_GOAL OF THE EXERCISE_
Write out every line of the material as it stands, apart from the pictures.

_SOURCE EXCERPT_
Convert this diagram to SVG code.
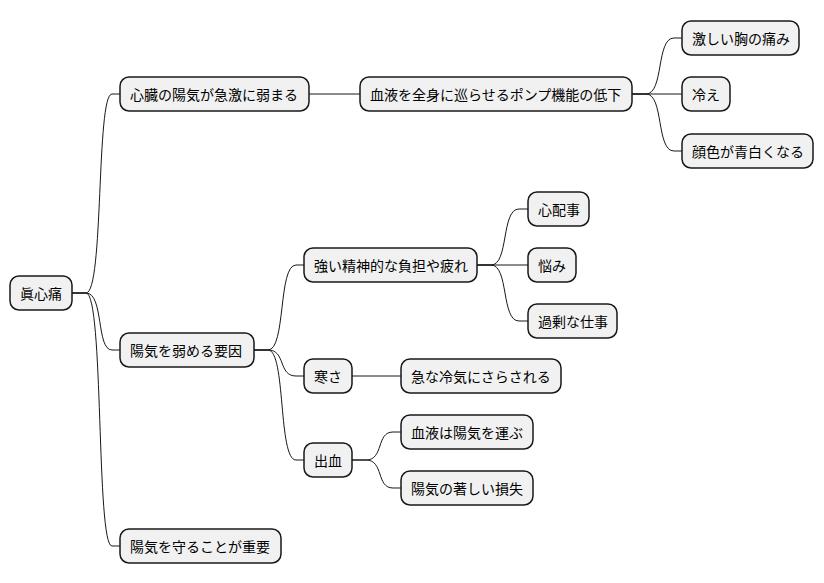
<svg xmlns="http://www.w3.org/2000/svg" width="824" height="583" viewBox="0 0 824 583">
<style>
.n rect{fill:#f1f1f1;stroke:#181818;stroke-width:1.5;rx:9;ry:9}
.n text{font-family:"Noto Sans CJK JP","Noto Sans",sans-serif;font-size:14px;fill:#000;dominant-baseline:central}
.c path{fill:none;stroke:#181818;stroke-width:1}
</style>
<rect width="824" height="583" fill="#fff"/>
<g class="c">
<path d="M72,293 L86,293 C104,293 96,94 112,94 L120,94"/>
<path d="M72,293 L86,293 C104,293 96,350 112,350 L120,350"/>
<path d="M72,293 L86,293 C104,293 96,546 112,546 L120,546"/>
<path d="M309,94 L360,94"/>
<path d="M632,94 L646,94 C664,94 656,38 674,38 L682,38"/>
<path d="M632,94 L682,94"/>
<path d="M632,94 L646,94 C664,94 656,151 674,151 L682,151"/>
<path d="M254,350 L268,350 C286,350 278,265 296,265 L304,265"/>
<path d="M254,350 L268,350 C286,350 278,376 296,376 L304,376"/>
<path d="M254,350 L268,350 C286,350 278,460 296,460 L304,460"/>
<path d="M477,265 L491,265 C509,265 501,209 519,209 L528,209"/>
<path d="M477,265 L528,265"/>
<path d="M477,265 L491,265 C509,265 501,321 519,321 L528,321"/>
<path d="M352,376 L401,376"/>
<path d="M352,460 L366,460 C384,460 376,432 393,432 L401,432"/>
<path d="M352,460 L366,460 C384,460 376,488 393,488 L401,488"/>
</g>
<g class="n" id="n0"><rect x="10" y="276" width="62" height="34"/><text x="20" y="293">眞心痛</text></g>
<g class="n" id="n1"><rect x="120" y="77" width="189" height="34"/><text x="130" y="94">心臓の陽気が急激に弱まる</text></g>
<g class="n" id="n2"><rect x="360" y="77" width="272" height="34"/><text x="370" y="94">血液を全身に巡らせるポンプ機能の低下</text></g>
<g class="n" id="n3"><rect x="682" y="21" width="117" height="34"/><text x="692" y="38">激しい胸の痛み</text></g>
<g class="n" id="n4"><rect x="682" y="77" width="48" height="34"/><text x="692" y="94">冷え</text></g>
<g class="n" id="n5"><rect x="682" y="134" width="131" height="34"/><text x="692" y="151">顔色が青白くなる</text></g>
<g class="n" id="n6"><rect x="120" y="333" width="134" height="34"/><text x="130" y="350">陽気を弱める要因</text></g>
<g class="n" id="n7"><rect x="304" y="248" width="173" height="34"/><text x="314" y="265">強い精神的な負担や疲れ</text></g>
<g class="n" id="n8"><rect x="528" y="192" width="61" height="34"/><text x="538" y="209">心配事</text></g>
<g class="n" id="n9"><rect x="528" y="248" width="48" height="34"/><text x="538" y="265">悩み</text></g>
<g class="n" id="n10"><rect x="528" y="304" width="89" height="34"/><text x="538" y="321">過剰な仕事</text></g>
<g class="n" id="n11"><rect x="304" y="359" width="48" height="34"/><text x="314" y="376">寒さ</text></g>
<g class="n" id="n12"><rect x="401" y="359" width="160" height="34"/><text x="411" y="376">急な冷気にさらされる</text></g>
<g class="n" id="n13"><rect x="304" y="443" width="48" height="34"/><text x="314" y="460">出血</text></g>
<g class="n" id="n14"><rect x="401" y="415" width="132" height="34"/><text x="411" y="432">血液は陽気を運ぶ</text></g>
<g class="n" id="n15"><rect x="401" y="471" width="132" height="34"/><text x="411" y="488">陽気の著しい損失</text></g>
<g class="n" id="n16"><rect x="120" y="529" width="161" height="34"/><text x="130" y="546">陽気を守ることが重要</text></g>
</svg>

_THE OUTPUT_
Convert this diagram to SVG code.
<svg xmlns="http://www.w3.org/2000/svg" width="824" height="583" viewBox="0 0 824 583">
<style>
.n rect{fill:#f1f1f1;stroke:#181818;stroke-width:1.5;rx:9;ry:9}
.n text{font-family:"Noto Sans CJK JP","Noto Sans",sans-serif;font-size:14px;fill:#000;dominant-baseline:central}
.c path{fill:none;stroke:#181818;stroke-width:1}
</style>
<rect width="824" height="583" fill="#fff"/>
<g class="c">
<path d="M72,293 L86,293 C104,293 96,94 112,94 L120,94"/>
<path d="M72,293 L86,293 C104,293 96,350 112,350 L120,350"/>
<path d="M72,293 L86,293 C104,293 96,546 112,546 L120,546"/>
<path d="M309,94 L360,94"/>
<path d="M632,94 L646,94 C664,94 656,38 674,38 L682,38"/>
<path d="M632,94 L682,94"/>
<path d="M632,94 L646,94 C664,94 656,151 674,151 L682,151"/>
<path d="M254,350 L268,350 C286,350 278,265 296,265 L304,265"/>
<path d="M254,350 L268,350 C286,350 278,376 296,376 L304,376"/>
<path d="M254,350 L268,350 C286,350 278,460 296,460 L304,460"/>
<path d="M477,265 L491,265 C509,265 501,209 519,209 L528,209"/>
<path d="M477,265 L528,265"/>
<path d="M477,265 L491,265 C509,265 501,321 519,321 L528,321"/>
<path d="M352,376 L401,376"/>
<path d="M352,460 L366,460 C384,460 376,432 393,432 L401,432"/>
<path d="M352,460 L366,460 C384,460 376,488 393,488 L401,488"/>
</g>
<g class="n" id="n0"><rect x="10" y="276" width="62" height="34"/><text x="20" y="293">眞心痛</text></g>
<g class="n" id="n1"><rect x="120" y="77" width="189" height="34"/><text x="130" y="94">心臓の陽気が急激に弱まる</text></g>
<g class="n" id="n2"><rect x="360" y="77" width="272" height="34"/><text x="370" y="94">血液を全身に巡らせるポンプ機能の低下</text></g>
<g class="n" id="n3"><rect x="682" y="21" width="117" height="34"/><text x="692" y="38">激しい胸の痛み</text></g>
<g class="n" id="n4"><rect x="682" y="77" width="48" height="34"/><text x="692" y="94">冷え</text></g>
<g class="n" id="n5"><rect x="682" y="134" width="131" height="34"/><text x="692" y="151">顔色が青白くなる</text></g>
<g class="n" id="n6"><rect x="120" y="333" width="134" height="34"/><text x="130" y="350">陽気を弱める要因</text></g>
<g class="n" id="n7"><rect x="304" y="248" width="173" height="34"/><text x="314" y="265">強い精神的な負担や疲れ</text></g>
<g class="n" id="n8"><rect x="528" y="192" width="61" height="34"/><text x="538" y="209">心配事</text></g>
<g class="n" id="n9"><rect x="528" y="248" width="48" height="34"/><text x="538" y="265">悩み</text></g>
<g class="n" id="n10"><rect x="528" y="304" width="89" height="34"/><text x="538" y="321">過剰な仕事</text></g>
<g class="n" id="n11"><rect x="304" y="359" width="48" height="34"/><text x="314" y="376">寒さ</text></g>
<g class="n" id="n12"><rect x="401" y="359" width="160" height="34"/><text x="411" y="376">急な冷気にさらされる</text></g>
<g class="n" id="n13"><rect x="304" y="443" width="48" height="34"/><text x="314" y="460">出血</text></g>
<g class="n" id="n14"><rect x="401" y="415" width="132" height="34"/><text x="411" y="432">血液は陽気を運ぶ</text></g>
<g class="n" id="n15"><rect x="401" y="471" width="132" height="34"/><text x="411" y="488">陽気の著しい損失</text></g>
<g class="n" id="n16"><rect x="120" y="529" width="161" height="34"/><text x="130" y="546">陽気を守ることが重要</text></g>
</svg>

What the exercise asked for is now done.